Reproduce the material below line by line, beginning with its first line and ending with the line that contains "(0,0) rectangle (640,766);"; leave out pictures.
──────── Supplied information
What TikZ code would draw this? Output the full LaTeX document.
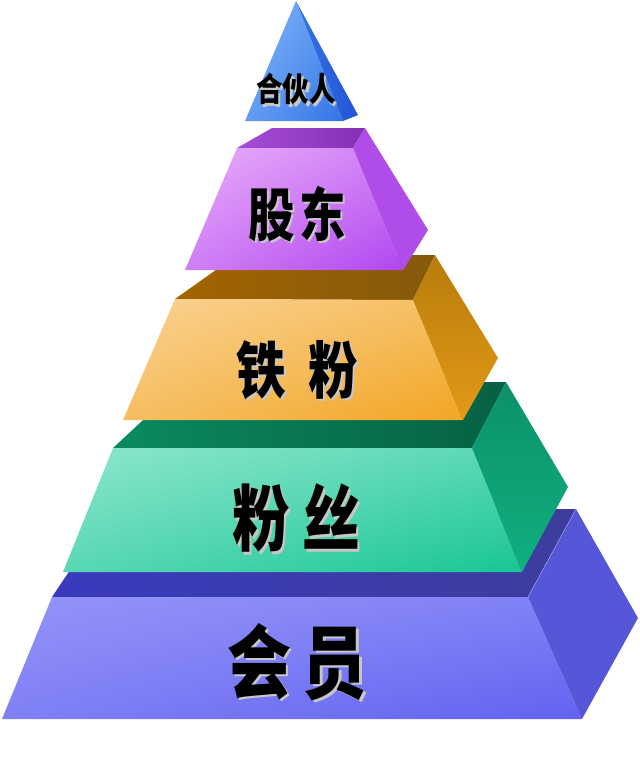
\documentclass[tikz,border=0pt]{standalone}
\usepackage{fontspec}
\usepackage{graphicx}
\usepackage{tikz}
\usetikzlibrary{shadings}
\newfontfamily\cjk{Noto Sans CJK SC}

% face colours
\definecolor{hyfront1}{HTML}{9494FA}
\definecolor{hyfront2}{HTML}{6262F0}
\definecolor{hytop}{HTML}{4C4CC4}
\definecolor{hyside}{HTML}{5656D8}
\definecolor{fsfront1}{HTML}{8EE6CE}
\definecolor{fsfront2}{HTML}{18C694}
\definecolor{fstop}{HTML}{0A8A60}
\definecolor{fsside}{HTML}{0EAA7C}
\definecolor{tffront1}{HTML}{FAD294}
\definecolor{tffront2}{HTML}{F2A624}
\definecolor{tftop}{HTML}{B07810}
\definecolor{tfside}{HTML}{D8920E}
\definecolor{gdfront1}{HTML}{E8AEFA}
\definecolor{gdfront2}{HTML}{B246F0}
\definecolor{gdtop}{HTML}{9C38D4}
\definecolor{gdside}{HTML}{B04CE8}
\definecolor{hhfront1}{HTML}{84B8FA}
\definecolor{hhfront2}{HTML}{3274E6}
\definecolor{hhside}{HTML}{2454D4}

\tikzset{
	tiertext/.style={inner sep=0pt, text=black},
	tiershadow/.style={inner sep=0pt, text=black!22}
}

\begin{document}
\begin{tikzpicture}[x=1pt,y=-1pt]
\useasboundingbox (0,0) rectangle (640,766);

% huiyuan
\shade[left color=hytop!110, right color=hytop!80!black] (52,597) -- (111,509) -- (576,509) -- (528,597) -- cycle;
\shade[upper left=hyfront1, upper right=hyfront1!60!hyfront2, lower left=hyfront1!60!hyfront2, lower right=hyfront2] (2,719) -- (52,597) -- (528,597) -- (582,719) -- cycle;
\fill[hyside] (528,597) -- (576,509) -- (638,618) -- (582,719) -- cycle;
\draw[white!50!hyside, thin] (528,597) -- (576,509);

% fensi
\shade[left color=fstop, right color=fstop!70!black] (113,448) -- (184,382) -- (506,382) -- (472,448) -- cycle;
\shade[upper left=fsfront1, upper right=fsfront1!55!fsfront2, lower left=fsfront1!55!fsfront2, lower right=fsfront2] (63,572) -- (113,448) -- (472,448) -- (522,572) -- cycle;
\shade[top color=fsside!85!black, bottom color=fsside!80!fsfront2] (472,448) -- (506,382) -- (568,487) -- (522,572) -- cycle;

% tiefen
\shade[left color=tftop!115, right color=tftop!75!black] (175,299) -- (237,255) -- (435,255) -- (413,300) -- cycle;
\shade[upper left=tffront1, upper right=tffront1!55!tffront2, lower left=tffront1!55!tffront2, lower right=tffront2] (123,420) -- (175,299) -- (413,300) -- (463,420) -- cycle;
\shade[top color=tfside!85!black, bottom color=tfside!60!tffront2] (413,300) -- (435,255) -- (498,358) -- (463,420) -- cycle;

% gudong
\shade[left color=gdtop!90, right color=gdtop!85!black] (237,148) -- (272,128) -- (365,128) -- (353,148) -- cycle;
\shade[upper left=gdfront1, upper right=gdfront1!55!gdfront2, lower left=gdfront1!55!gdfront2, lower right=gdfront2] (185,270) -- (237,148) -- (353,148) -- (403,270) -- cycle;
\fill[gdside] (353,148) -- (365,128) -- (428,230) -- (403,270) -- cycle;

% hehuoren
\shade[upper left=hhfront1, upper right=hhfront1!50!hhfront2, lower left=hhfront1!60!hhfront2, lower right=hhfront2] (245,121) -- (296,1) -- (343,121) -- cycle;
\shade[left color=hhfront2, right color=hhside] (296,1) -- (358,115) -- (343,121) -- cycle;

% labels
\foreach \nm/\x/\y/\sz/\txt in {
	huiyuan/297/662/80/{会\hspace{14pt}员},
	fensi/296/518/72/{粉\hspace{16pt}丝},
	tiefen/297/370/62/{铁\hspace{28pt}粉},
	gudong/297/214/58/{股\hspace{6pt}东},
	hehuoren/296/89/33/{合伙人}}{
	\node[tiershadow] at (\x+2.5,\y+2.5) {\cjk\bfseries\fontsize{\sz}{\sz}\selectfont\scalebox{0.8}[1]{\txt}};
	\node[tiertext] (\nm) at (\x,\y) {\cjk\bfseries\fontsize{\sz}{\sz}\selectfont\scalebox{0.8}[1]{\txt}};
}

\end{tikzpicture}
\end{document}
────────────────
**Completed exercise**.
What TikZ code would draw this? Output the full LaTeX document.
\documentclass[tikz,border=0pt]{standalone}
\usepackage{fontspec}
\usepackage{graphicx}
\usepackage{tikz}
\usetikzlibrary{shadings}
\newfontfamily\cjk{Noto Sans CJK SC}

% face colours
\definecolor{hyfront1}{HTML}{9494FA}
\definecolor{hyfront2}{HTML}{6262F0}
\definecolor{hytop}{HTML}{4C4CC4}
\definecolor{hyside}{HTML}{5656D8}
\definecolor{fsfront1}{HTML}{8EE6CE}
\definecolor{fsfront2}{HTML}{18C694}
\definecolor{fstop}{HTML}{0A8A60}
\definecolor{fsside}{HTML}{0EAA7C}
\definecolor{tffront1}{HTML}{FAD294}
\definecolor{tffront2}{HTML}{F2A624}
\definecolor{tftop}{HTML}{B07810}
\definecolor{tfside}{HTML}{D8920E}
\definecolor{gdfront1}{HTML}{E8AEFA}
\definecolor{gdfront2}{HTML}{B246F0}
\definecolor{gdtop}{HTML}{9C38D4}
\definecolor{gdside}{HTML}{B04CE8}
\definecolor{hhfront1}{HTML}{84B8FA}
\definecolor{hhfront2}{HTML}{3274E6}
\definecolor{hhside}{HTML}{2454D4}

\tikzset{
	tiertext/.style={inner sep=0pt, text=black},
	tiershadow/.style={inner sep=0pt, text=black!22}
}

\begin{document}
\begin{tikzpicture}[x=1pt,y=-1pt]
\useasboundingbox (0,0) rectangle (640,766);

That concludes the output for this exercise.